#### [The request]
Exactly and only the lines from the one containing "Write the Apache ECharts code for this chart." through the one containing "25, fontFamily: 'Liberation" belong in your copy. Pictures do not.

--- START The records ---

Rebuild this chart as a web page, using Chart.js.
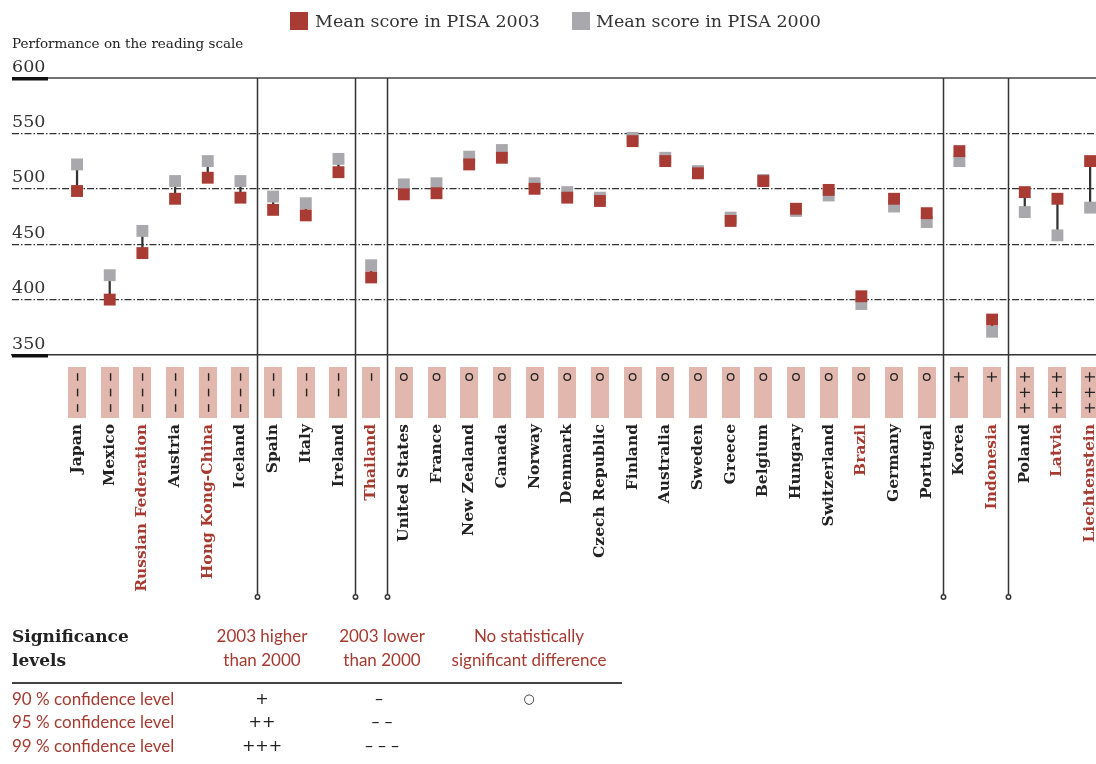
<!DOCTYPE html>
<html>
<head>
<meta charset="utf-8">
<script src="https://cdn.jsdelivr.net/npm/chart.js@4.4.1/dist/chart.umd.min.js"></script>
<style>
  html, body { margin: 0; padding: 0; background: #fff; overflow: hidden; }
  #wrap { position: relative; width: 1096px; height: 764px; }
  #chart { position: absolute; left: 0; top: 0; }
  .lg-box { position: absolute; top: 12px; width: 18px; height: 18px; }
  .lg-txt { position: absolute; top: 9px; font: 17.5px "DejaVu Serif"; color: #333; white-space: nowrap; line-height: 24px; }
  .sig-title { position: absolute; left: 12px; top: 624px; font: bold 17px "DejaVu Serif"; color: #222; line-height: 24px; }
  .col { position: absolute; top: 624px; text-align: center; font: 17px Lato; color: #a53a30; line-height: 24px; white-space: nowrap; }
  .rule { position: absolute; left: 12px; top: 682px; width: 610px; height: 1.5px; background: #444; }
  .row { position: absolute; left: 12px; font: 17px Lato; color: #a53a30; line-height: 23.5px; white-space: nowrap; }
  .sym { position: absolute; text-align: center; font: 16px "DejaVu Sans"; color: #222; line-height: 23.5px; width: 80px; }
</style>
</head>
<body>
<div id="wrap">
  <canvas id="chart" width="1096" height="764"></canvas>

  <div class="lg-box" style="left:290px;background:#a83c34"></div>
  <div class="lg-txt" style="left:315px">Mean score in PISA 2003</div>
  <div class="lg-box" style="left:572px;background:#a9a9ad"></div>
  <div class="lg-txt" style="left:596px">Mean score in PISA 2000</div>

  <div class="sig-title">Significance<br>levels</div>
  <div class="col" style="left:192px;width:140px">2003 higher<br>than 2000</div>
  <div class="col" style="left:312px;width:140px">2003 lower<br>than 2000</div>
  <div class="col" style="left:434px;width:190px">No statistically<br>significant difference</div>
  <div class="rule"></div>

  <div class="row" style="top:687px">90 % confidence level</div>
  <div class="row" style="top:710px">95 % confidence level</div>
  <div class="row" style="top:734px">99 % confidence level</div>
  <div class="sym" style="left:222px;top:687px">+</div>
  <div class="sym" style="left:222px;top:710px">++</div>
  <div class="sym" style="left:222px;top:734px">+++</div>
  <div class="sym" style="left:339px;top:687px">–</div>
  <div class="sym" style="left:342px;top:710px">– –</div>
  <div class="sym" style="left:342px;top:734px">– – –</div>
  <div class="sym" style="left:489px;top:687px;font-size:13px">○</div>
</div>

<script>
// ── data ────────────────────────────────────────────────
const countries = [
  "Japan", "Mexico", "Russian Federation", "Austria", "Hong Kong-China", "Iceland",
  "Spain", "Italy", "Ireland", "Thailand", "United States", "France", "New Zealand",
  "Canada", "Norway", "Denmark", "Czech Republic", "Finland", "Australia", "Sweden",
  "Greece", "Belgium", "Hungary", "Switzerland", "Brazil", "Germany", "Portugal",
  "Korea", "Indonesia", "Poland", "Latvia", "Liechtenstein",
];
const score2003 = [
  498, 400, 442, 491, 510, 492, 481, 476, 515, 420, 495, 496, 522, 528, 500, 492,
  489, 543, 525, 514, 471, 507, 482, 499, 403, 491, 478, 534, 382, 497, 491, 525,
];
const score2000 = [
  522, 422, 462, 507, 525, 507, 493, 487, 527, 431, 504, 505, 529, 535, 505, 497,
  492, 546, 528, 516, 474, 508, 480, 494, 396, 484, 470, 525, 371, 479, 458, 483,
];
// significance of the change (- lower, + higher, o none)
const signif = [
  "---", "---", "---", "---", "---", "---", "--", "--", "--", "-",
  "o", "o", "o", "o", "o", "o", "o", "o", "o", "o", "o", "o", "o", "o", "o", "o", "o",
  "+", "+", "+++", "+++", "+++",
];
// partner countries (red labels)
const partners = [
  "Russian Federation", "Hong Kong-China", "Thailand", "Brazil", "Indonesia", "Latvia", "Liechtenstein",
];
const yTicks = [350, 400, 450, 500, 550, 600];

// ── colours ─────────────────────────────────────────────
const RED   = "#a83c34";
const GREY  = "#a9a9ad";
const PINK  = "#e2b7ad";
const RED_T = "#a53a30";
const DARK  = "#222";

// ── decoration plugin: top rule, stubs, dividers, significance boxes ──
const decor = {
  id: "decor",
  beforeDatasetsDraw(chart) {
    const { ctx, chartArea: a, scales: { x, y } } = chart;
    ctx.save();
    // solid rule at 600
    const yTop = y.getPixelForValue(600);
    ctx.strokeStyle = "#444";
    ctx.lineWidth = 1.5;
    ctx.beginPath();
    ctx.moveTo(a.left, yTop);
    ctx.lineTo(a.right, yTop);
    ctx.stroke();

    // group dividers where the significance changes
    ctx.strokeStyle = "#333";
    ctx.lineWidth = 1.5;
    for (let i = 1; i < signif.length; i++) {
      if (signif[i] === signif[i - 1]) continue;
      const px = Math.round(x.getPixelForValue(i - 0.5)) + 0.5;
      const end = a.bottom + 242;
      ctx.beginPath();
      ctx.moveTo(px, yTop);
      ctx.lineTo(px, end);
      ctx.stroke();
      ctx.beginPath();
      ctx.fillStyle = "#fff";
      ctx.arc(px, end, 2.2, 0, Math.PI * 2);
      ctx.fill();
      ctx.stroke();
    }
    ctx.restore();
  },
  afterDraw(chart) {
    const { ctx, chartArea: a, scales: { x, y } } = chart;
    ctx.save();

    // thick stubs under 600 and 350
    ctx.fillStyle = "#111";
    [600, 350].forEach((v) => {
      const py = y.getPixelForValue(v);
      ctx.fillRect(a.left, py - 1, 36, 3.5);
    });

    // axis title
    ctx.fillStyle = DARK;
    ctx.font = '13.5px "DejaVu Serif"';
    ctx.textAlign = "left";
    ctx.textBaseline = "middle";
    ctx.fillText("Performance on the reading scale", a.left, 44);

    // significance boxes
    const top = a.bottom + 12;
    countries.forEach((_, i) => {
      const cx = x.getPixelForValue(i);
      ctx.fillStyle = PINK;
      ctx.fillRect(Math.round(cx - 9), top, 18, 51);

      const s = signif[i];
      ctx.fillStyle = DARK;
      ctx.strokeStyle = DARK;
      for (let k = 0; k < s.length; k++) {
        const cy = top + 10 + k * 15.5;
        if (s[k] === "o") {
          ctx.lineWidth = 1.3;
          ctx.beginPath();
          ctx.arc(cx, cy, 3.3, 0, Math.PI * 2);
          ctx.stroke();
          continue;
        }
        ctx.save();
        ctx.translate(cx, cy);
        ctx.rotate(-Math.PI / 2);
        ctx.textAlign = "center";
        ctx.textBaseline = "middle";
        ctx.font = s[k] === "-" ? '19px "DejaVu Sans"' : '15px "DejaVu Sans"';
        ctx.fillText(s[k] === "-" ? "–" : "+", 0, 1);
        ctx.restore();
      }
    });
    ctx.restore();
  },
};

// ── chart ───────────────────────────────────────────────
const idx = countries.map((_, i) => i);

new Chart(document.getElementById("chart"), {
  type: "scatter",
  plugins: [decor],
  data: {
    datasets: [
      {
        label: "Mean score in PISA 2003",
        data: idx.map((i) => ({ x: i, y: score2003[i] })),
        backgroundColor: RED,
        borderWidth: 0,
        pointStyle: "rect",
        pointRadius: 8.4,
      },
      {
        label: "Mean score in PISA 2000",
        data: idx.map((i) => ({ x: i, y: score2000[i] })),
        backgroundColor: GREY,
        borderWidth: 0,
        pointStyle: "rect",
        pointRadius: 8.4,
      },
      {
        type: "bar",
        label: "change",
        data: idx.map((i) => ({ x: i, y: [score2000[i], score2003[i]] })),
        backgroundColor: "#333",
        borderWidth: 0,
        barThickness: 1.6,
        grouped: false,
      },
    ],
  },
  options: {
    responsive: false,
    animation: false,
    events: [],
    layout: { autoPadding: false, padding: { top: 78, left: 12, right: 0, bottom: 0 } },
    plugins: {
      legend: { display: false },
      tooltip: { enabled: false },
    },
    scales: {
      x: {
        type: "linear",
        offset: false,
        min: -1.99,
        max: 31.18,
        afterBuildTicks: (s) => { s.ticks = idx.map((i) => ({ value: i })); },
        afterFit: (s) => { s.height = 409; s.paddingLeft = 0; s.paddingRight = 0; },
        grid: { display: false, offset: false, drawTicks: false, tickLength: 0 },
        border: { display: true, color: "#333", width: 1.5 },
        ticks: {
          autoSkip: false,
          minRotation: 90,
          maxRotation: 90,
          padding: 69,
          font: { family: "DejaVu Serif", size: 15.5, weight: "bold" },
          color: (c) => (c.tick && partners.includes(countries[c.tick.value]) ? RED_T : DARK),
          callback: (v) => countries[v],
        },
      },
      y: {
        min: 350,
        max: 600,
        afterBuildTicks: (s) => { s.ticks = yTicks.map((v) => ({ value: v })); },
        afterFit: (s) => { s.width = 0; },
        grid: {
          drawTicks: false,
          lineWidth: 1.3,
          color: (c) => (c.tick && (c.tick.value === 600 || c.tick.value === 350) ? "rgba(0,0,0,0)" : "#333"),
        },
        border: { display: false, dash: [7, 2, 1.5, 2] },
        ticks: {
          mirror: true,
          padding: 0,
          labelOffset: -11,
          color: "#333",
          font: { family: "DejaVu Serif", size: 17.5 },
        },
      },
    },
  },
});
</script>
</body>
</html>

--- END The records ---
--- START The records ---

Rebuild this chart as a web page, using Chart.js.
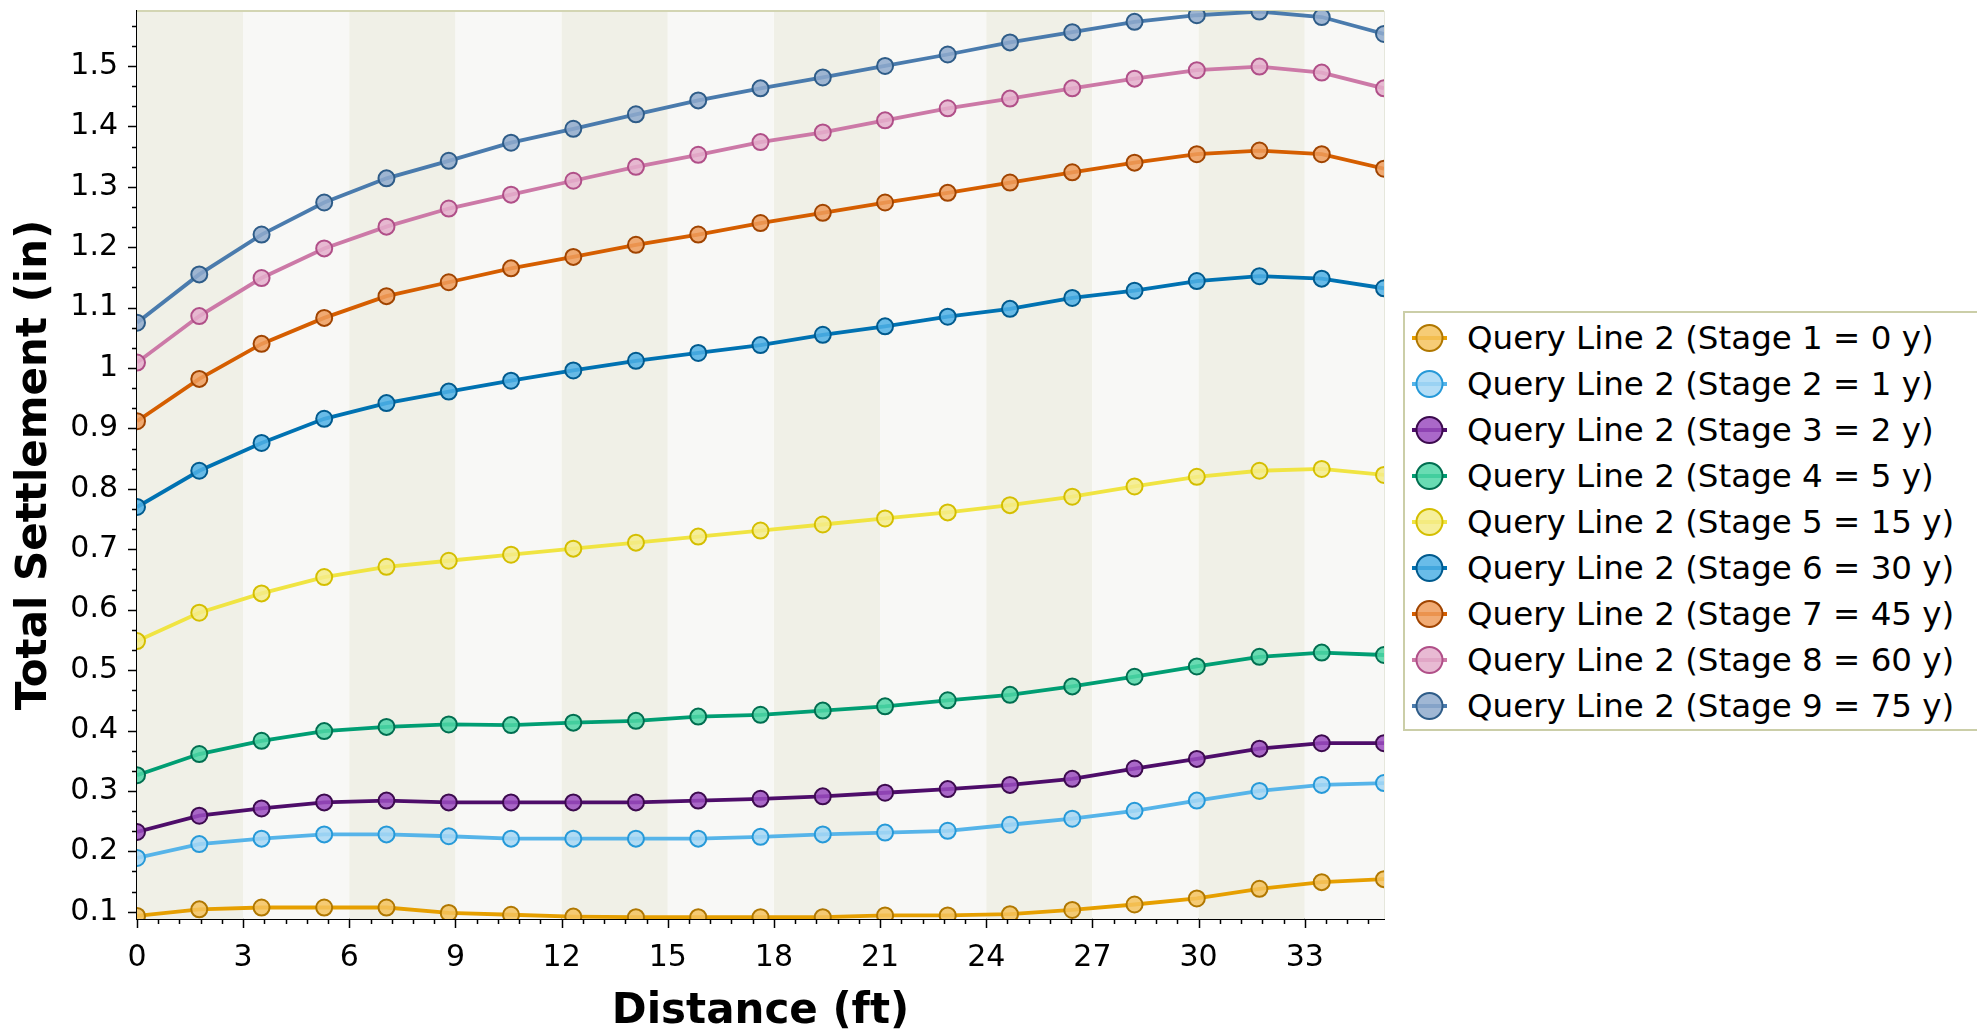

--- END The records ---
--- START The records ---

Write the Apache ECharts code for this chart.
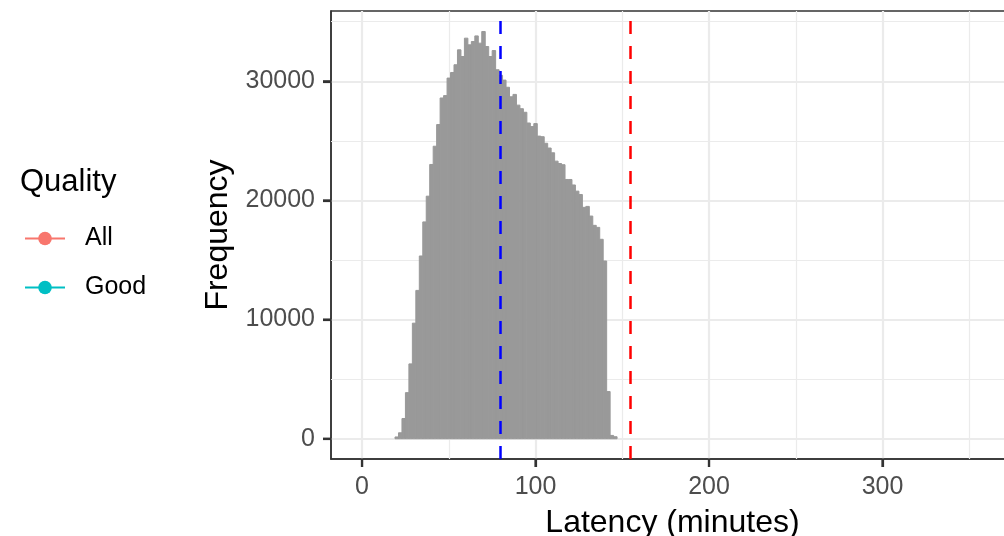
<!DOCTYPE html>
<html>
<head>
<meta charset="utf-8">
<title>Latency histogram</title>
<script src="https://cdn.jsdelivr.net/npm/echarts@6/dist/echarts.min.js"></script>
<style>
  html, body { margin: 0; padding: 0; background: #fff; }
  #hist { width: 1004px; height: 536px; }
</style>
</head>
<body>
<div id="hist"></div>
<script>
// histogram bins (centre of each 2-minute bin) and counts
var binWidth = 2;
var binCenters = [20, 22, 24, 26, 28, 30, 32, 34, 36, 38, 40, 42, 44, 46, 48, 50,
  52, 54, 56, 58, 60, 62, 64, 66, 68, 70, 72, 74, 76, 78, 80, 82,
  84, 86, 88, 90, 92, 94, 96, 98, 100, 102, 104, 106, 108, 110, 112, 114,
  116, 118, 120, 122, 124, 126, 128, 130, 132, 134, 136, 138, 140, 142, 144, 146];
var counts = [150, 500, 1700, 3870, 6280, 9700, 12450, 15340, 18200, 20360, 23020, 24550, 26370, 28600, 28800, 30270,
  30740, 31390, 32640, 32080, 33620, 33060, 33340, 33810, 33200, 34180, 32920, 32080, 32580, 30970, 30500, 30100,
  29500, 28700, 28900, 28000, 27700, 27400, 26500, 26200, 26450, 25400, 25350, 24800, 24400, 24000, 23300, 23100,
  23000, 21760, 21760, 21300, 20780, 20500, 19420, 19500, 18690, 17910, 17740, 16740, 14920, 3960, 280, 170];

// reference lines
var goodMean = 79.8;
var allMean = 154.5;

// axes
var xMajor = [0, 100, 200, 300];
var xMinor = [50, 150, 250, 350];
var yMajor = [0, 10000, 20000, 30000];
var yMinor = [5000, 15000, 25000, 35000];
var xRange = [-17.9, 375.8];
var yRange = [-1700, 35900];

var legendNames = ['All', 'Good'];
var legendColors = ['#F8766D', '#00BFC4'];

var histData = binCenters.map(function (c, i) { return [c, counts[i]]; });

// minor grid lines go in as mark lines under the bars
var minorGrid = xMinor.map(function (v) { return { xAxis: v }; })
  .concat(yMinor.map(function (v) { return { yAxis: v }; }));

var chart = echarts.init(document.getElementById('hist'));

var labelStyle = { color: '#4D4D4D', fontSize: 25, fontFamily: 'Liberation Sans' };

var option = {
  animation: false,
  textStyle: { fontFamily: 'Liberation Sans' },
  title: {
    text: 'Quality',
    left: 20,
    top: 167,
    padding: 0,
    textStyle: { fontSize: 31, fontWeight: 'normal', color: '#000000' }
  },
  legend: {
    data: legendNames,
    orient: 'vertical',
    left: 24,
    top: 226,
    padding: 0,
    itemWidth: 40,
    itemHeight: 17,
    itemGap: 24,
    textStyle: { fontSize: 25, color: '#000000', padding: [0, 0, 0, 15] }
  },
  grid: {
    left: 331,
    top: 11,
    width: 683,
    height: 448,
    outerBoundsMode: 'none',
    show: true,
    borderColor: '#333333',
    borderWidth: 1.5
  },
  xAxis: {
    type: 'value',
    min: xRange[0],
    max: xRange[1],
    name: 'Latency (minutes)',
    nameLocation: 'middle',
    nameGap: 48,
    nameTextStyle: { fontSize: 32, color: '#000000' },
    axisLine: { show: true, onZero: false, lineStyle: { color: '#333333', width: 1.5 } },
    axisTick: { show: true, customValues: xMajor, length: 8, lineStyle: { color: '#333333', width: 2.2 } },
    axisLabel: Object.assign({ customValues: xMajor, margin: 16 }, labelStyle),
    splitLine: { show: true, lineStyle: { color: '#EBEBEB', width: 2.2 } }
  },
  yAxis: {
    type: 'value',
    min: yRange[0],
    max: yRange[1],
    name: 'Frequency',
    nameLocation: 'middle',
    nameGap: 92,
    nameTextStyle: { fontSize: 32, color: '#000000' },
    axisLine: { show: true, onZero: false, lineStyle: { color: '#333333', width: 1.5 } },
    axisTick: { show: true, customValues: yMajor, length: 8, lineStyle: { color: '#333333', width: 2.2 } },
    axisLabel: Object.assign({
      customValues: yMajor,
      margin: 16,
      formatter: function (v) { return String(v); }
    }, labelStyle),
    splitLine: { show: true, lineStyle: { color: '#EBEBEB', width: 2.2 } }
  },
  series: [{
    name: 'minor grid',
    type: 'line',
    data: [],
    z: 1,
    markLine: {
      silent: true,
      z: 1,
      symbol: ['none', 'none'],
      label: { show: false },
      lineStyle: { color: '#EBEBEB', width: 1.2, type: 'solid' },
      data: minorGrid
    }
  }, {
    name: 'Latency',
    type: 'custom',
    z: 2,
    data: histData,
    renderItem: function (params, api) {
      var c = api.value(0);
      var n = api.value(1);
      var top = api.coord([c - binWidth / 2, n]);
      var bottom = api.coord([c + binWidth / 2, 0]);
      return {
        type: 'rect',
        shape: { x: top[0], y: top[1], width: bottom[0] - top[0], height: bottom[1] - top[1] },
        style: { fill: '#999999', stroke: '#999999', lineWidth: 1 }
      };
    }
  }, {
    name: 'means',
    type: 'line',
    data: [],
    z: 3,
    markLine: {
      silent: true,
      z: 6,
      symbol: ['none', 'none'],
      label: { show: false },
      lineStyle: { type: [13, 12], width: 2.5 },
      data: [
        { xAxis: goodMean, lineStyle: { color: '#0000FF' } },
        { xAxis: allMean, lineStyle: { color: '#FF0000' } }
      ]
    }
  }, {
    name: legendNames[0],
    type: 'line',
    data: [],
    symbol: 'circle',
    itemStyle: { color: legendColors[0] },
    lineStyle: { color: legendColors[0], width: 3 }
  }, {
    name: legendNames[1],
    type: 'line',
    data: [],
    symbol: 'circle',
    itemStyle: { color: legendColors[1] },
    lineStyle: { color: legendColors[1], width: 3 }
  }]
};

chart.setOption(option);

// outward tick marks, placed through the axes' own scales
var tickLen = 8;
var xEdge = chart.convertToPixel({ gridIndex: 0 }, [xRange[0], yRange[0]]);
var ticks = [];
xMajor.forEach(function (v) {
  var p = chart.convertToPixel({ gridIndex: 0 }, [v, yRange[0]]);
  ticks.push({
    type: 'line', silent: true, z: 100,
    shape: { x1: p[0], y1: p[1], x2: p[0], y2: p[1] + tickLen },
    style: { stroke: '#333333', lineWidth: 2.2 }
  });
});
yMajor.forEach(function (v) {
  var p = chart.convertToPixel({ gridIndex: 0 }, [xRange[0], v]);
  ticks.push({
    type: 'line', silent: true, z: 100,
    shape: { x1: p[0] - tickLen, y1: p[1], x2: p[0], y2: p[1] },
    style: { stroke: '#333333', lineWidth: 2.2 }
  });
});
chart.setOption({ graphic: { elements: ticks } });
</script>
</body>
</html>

--- END The records ---

#### [Result for this exercise]
Write the Apache ECharts code for this chart.
<!DOCTYPE html>
<html>
<head>
<meta charset="utf-8">
<title>Latency histogram</title>
<script src="https://cdn.jsdelivr.net/npm/echarts@6/dist/echarts.min.js"></script>
<style>
  html, body { margin: 0; padding: 0; background: #fff; }
  #hist { width: 1004px; height: 536px; }
</style>
</head>
<body>
<div id="hist"></div>
<script>
// histogram bins (centre of each 2-minute bin) and counts
var binWidth = 2;
var binCenters = [20, 22, 24, 26, 28, 30, 32, 34, 36, 38, 40, 42, 44, 46, 48, 50,
  52, 54, 56, 58, 60, 62, 64, 66, 68, 70, 72, 74, 76, 78, 80, 82,
  84, 86, 88, 90, 92, 94, 96, 98, 100, 102, 104, 106, 108, 110, 112, 114,
  116, 118, 120, 122, 124, 126, 128, 130, 132, 134, 136, 138, 140, 142, 144, 146];
var counts = [150, 500, 1700, 3870, 6280, 9700, 12450, 15340, 18200, 20360, 23020, 24550, 26370, 28600, 28800, 30270,
  30740, 31390, 32640, 32080, 33620, 33060, 33340, 33810, 33200, 34180, 32920, 32080, 32580, 30970, 30500, 30100,
  29500, 28700, 28900, 28000, 27700, 27400, 26500, 26200, 26450, 25400, 25350, 24800, 24400, 24000, 23300, 23100,
  23000, 21760, 21760, 21300, 20780, 20500, 19420, 19500, 18690, 17910, 17740, 16740, 14920, 3960, 280, 170];

// reference lines
var goodMean = 79.8;
var allMean = 154.5;

// axes
var xMajor = [0, 100, 200, 300];
var xMinor = [50, 150, 250, 350];
var yMajor = [0, 10000, 20000, 30000];
var yMinor = [5000, 15000, 25000, 35000];
var xRange = [-17.9, 375.8];
var yRange = [-1700, 35900];

var legendNames = ['All', 'Good'];
var legendColors = ['#F8766D', '#00BFC4'];

var histData = binCenters.map(function (c, i) { return [c, counts[i]]; });

// minor grid lines go in as mark lines under the bars
var minorGrid = xMinor.map(function (v) { return { xAxis: v }; })
  .concat(yMinor.map(function (v) { return { yAxis: v }; }));

var chart = echarts.init(document.getElementById('hist'));

var labelStyle = { color: '#4D4D4D', fontSize: 25, fontFamily: 'Liberation Sans' };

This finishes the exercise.